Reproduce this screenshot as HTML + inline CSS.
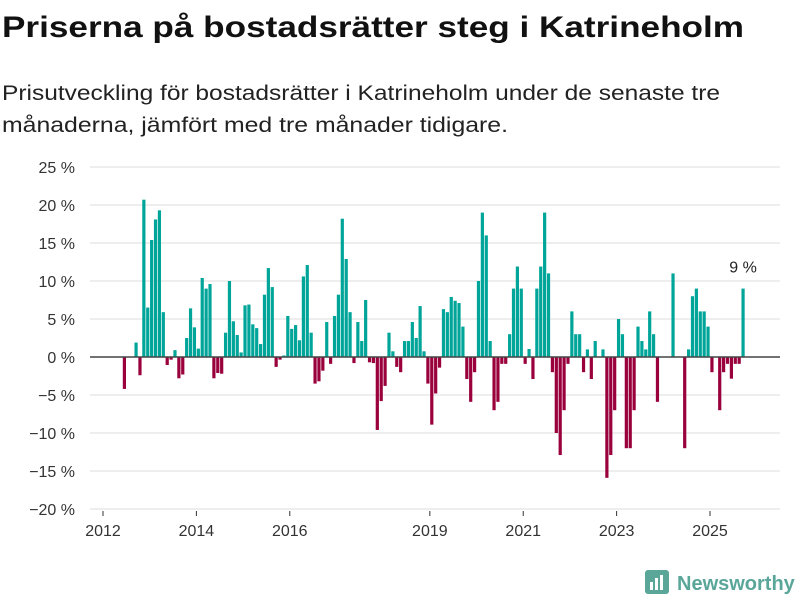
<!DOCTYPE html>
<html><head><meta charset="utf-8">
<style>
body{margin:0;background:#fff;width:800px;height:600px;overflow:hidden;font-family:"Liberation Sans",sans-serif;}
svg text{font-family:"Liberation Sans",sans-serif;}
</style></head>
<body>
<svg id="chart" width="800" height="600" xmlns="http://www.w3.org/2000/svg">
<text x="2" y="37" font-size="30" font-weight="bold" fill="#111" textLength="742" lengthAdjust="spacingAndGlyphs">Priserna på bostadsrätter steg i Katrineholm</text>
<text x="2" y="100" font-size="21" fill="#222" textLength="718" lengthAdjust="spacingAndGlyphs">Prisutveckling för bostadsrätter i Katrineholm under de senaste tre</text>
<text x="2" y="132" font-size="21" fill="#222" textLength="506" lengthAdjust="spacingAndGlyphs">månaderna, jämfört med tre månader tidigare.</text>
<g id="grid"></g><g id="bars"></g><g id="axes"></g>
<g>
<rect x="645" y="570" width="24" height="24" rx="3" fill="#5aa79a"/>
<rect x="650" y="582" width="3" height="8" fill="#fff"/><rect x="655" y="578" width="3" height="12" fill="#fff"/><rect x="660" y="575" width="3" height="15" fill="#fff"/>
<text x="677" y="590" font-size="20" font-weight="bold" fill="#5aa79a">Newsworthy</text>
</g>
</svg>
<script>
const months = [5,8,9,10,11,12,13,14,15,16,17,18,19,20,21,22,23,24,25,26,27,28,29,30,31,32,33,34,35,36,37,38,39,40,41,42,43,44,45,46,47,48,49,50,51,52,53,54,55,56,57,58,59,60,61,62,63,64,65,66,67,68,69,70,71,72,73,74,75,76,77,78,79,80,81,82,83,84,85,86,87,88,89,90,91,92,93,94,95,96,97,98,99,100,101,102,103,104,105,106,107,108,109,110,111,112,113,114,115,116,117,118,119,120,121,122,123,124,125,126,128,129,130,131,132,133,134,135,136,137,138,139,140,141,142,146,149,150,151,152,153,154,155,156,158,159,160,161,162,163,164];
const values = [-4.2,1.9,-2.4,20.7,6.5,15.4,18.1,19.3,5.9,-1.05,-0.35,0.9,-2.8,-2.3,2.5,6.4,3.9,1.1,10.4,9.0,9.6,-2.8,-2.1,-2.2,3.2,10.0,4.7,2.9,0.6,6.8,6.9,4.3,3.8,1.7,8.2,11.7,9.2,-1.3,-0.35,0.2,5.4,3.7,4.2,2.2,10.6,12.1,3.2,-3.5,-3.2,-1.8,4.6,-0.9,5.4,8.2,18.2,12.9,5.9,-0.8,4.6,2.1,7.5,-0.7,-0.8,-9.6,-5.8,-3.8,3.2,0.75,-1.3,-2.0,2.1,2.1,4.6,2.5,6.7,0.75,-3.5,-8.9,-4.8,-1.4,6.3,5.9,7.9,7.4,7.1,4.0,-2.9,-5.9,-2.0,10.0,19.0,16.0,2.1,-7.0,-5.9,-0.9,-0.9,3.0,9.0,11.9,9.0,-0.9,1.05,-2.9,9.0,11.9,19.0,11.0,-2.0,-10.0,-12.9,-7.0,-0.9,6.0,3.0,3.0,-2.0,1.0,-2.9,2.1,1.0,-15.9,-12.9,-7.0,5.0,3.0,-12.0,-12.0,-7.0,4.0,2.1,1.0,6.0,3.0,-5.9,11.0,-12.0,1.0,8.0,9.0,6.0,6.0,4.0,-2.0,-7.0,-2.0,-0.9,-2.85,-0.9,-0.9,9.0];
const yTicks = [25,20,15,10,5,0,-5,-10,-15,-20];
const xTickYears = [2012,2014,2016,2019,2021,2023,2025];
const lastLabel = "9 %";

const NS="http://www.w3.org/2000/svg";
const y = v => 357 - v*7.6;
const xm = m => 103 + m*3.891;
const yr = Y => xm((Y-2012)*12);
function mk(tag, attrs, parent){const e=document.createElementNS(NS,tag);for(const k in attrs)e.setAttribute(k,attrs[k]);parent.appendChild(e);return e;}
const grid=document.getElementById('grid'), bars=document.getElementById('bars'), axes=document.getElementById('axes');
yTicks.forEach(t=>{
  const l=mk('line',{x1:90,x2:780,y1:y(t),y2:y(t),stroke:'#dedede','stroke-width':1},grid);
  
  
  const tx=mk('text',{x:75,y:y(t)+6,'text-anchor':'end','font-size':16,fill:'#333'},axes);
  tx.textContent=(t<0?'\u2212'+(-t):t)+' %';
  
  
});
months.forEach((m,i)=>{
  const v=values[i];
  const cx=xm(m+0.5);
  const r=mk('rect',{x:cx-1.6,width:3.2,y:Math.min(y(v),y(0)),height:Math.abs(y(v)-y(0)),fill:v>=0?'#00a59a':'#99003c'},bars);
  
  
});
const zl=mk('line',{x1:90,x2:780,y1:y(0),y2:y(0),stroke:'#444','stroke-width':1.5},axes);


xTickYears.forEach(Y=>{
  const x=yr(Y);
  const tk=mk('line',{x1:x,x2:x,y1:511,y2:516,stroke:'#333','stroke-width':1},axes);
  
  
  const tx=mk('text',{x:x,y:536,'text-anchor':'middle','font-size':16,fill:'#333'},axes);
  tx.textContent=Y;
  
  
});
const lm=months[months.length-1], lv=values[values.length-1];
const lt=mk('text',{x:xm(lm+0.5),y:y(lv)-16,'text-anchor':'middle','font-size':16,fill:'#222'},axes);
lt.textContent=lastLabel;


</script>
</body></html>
※
* _Work to complete_
Quote all the lines above exactly as given. Do not include the pictures.

* _Answer to the problem_
Reproduce this screenshot as HTML + inline CSS.
<!DOCTYPE html>
<html><head><meta charset="utf-8">
<style>
body{margin:0;background:#fff;width:800px;height:600px;overflow:hidden;font-family:"Liberation Sans",sans-serif;}
svg text{font-family:"Liberation Sans",sans-serif;}
</style></head>
<body>
<svg id="chart" width="800" height="600" xmlns="http://www.w3.org/2000/svg">
<text x="2" y="37" font-size="30" font-weight="bold" fill="#111" textLength="742" lengthAdjust="spacingAndGlyphs">Priserna på bostadsrätter steg i Katrineholm</text>
<text x="2" y="100" font-size="21" fill="#222" textLength="718" lengthAdjust="spacingAndGlyphs">Prisutveckling för bostadsrätter i Katrineholm under de senaste tre</text>
<text x="2" y="132" font-size="21" fill="#222" textLength="506" lengthAdjust="spacingAndGlyphs">månaderna, jämfört med tre månader tidigare.</text>
<g id="grid"></g><g id="bars"></g><g id="axes"></g>
<g>
<rect x="645" y="570" width="24" height="24" rx="3" fill="#5aa79a"/>
<rect x="650" y="582" width="3" height="8" fill="#fff"/><rect x="655" y="578" width="3" height="12" fill="#fff"/><rect x="660" y="575" width="3" height="15" fill="#fff"/>
<text x="677" y="590" font-size="20" font-weight="bold" fill="#5aa79a">Newsworthy</text>
</g>
</svg>
<script>
const months = [5,8,9,10,11,12,13,14,15,16,17,18,19,20,21,22,23,24,25,26,27,28,29,30,31,32,33,34,35,36,37,38,39,40,41,42,43,44,45,46,47,48,49,50,51,52,53,54,55,56,57,58,59,60,61,62,63,64,65,66,67,68,69,70,71,72,73,74,75,76,77,78,79,80,81,82,83,84,85,86,87,88,89,90,91,92,93,94,95,96,97,98,99,100,101,102,103,104,105,106,107,108,109,110,111,112,113,114,115,116,117,118,119,120,121,122,123,124,125,126,128,129,130,131,132,133,134,135,136,137,138,139,140,141,142,146,149,150,151,152,153,154,155,156,158,159,160,161,162,163,164];
const values = [-4.2,1.9,-2.4,20.7,6.5,15.4,18.1,19.3,5.9,-1.05,-0.35,0.9,-2.8,-2.3,2.5,6.4,3.9,1.1,10.4,9.0,9.6,-2.8,-2.1,-2.2,3.2,10.0,4.7,2.9,0.6,6.8,6.9,4.3,3.8,1.7,8.2,11.7,9.2,-1.3,-0.35,0.2,5.4,3.7,4.2,2.2,10.6,12.1,3.2,-3.5,-3.2,-1.8,4.6,-0.9,5.4,8.2,18.2,12.9,5.9,-0.8,4.6,2.1,7.5,-0.7,-0.8,-9.6,-5.8,-3.8,3.2,0.75,-1.3,-2.0,2.1,2.1,4.6,2.5,6.7,0.75,-3.5,-8.9,-4.8,-1.4,6.3,5.9,7.9,7.4,7.1,4.0,-2.9,-5.9,-2.0,10.0,19.0,16.0,2.1,-7.0,-5.9,-0.9,-0.9,3.0,9.0,11.9,9.0,-0.9,1.05,-2.9,9.0,11.9,19.0,11.0,-2.0,-10.0,-12.9,-7.0,-0.9,6.0,3.0,3.0,-2.0,1.0,-2.9,2.1,1.0,-15.9,-12.9,-7.0,5.0,3.0,-12.0,-12.0,-7.0,4.0,2.1,1.0,6.0,3.0,-5.9,11.0,-12.0,1.0,8.0,9.0,6.0,6.0,4.0,-2.0,-7.0,-2.0,-0.9,-2.85,-0.9,-0.9,9.0];
const yTicks = [25,20,15,10,5,0,-5,-10,-15,-20];
const xTickYears = [2012,2014,2016,2019,2021,2023,2025];
const lastLabel = "9 %";

const NS="http://www.w3.org/2000/svg";
const y = v => 357 - v*7.6;
const xm = m => 103 + m*3.891;
const yr = Y => xm((Y-2012)*12);
function mk(tag, attrs, parent){const e=document.createElementNS(NS,tag);for(const k in attrs)e.setAttribute(k,attrs[k]);parent.appendChild(e);return e;}
const grid=document.getElementById('grid'), bars=document.getElementById('bars'), axes=document.getElementById('axes');
yTicks.forEach(t=>{
  const l=mk('line',{x1:90,x2:780,y1:y(t),y2:y(t),stroke:'#dedede','stroke-width':1},grid);
  
  
  const tx=mk('text',{x:75,y:y(t)+6,'text-anchor':'end','font-size':16,fill:'#333'},axes);
  tx.textContent=(t<0?'\u2212'+(-t):t)+' %';
  
  
});
months.forEach((m,i)=>{
  const v=values[i];
  const cx=xm(m+0.5);
  const r=mk('rect',{x:cx-1.6,width:3.2,y:Math.min(y(v),y(0)),height:Math.abs(y(v)-y(0)),fill:v>=0?'#00a59a':'#99003c'},bars);
  
  
});
const zl=mk('line',{x1:90,x2:780,y1:y(0),y2:y(0),stroke:'#444','stroke-width':1.5},axes);


xTickYears.forEach(Y=>{
  const x=yr(Y);
  const tk=mk('line',{x1:x,x2:x,y1:511,y2:516,stroke:'#333','stroke-width':1},axes);
  
  
  const tx=mk('text',{x:x,y:536,'text-anchor':'middle','font-size':16,fill:'#333'},axes);
  tx.textContent=Y;
  
  
});
const lm=months[months.length-1], lv=values[values.length-1];
const lt=mk('text',{x:xm(lm+0.5),y:y(lv)-16,'text-anchor':'middle','font-size':16,fill:'#222'},axes);
lt.textContent=lastLabel;


</script>
</body></html>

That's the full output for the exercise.